Osborne’s budget gift to payday lenders

We've a gaffe-prone chancellor in George Osborne: before it was the 4x4 in the disabled parking space, then it was the fine for not having a first class ticket. Now he's caught out by The Sun for eating a “posh burger”.

We’ve a gaffe-prone chancellor in George Osborne: before it was the 4×4 in the disabled parking space, then it was the fine for not having a first class ticket. Now he’s caught out by The Sun for eating a “posh burger”.

But it was through cold hard calculated class war yesterday that he reduced the poor to being even poorer, while allowing the rich to get richer.

Using his announcement to introduce a new seven day waiting period before somebody can receive benefit, Osborne demonstrated that he will be tougher on the consequences of economic mess (joblessness, poverty) than the city louts who got us into this mess in the first place.

As George Eaton for the New Statesman put it yesterday: “Even after handing the highest earners an average tax cut of £100,000, the chancellor again had the chutzpah to claim that “we’re all in this together”.”

To be clear, claimants of welfare already have to wait to receive their benefits. Newcomers to benefit payment would not normally be paid for the first three days of a Jobseeker’s Allowance claim. But a whole week’s wait could see their finances spiral further out of control.

This system always needed reform. Where a JSA claim has been made, that waiting period should be reduced to ensure nobody loses out; that goes for the jobless to the working poor. Further, that three-day loss should be paid retrospectively to cover days lost from the time of application.

JSA is already low. A contributions-based claim for someone over 25 is £71.70 per week. On just over £280 per month a person is expected to cover all their costs and hope that their housing benefit (which doesn’t pay bills on top) will cover all rent.

The loss of a quarter of this payment to someone who is already financially vulnerable is indescribable – and completely alien to someone like George Osborne, reportedly worth £4.3m.

The risk is that this waiting period will apply to all benefit, not just for jobseekers. As a representative for the Centre for Economic and Social Inclusion has pointed out:

“The government’s Policy Costings suggest that it will apply to the whole of a Universal Credit claim – including housing, child and disability elements. If this is the case then it will increase risks of rent arrears and debt, and quite likely make it harder for newly unemployed people to sort their finances out and start looking for work.”

So who really wins in this spending review? One clear winner will be legal loan sharks, Wonga, The Money Shop, Quick Quid and the like. As benefit payment is delayed further, and food banks are stretched to maximum capacity, the only option for some will be to turn to expensive short term credit on the high street.

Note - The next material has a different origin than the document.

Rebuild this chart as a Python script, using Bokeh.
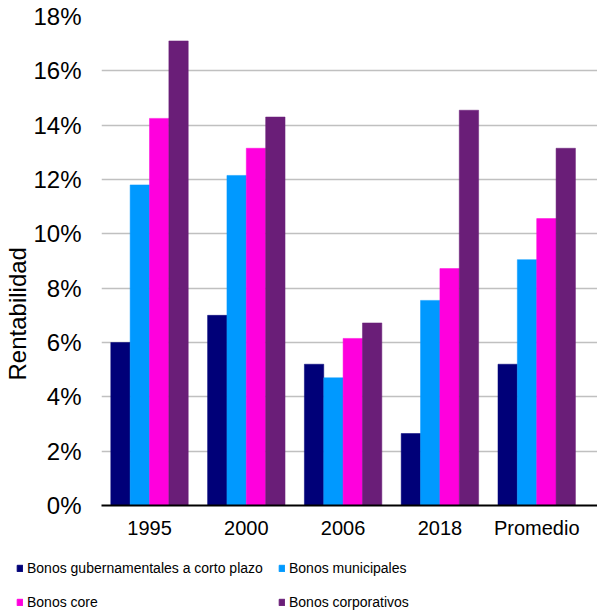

Last year consumer rights group Which? found that 40 percent of payday loans were taken out to buy food alone.

Despite the fact that the industry has been referred to the Competition Commission by the Office of Fair Trading today, because it has been found to exploit the most hard-up in society, immediate change to this industry is a pipedream.

Even while more investigations take place over this rogue industry, they will be cashing in here and now off the back of chancellor Osborne’s “Wonga Budget”.

Delays to benefit payments will see payday lending rise. Chris Mould, executive chairman of the foodbank charity Trussell Trust, who warned about the risk of delaying benefit payments, said yesterday that: “Lots of people are referred to us because they already have problems with debts, many with short term loan organisations.”

As these measures boost the payday lending industry, personal debt profiles are raised. Outstanding personal debt stood at £1.424 trillion at the end of April 2013. More money goes into the pockets of rich moneylenders, dead money is paid on interest payments, less money is spent on the high street and the chances of a consumer-led recovery stay slim.

Not only is this poor economics by Osborne, it is unfair, exploitative, and offensive. But why would we expect anything less of him?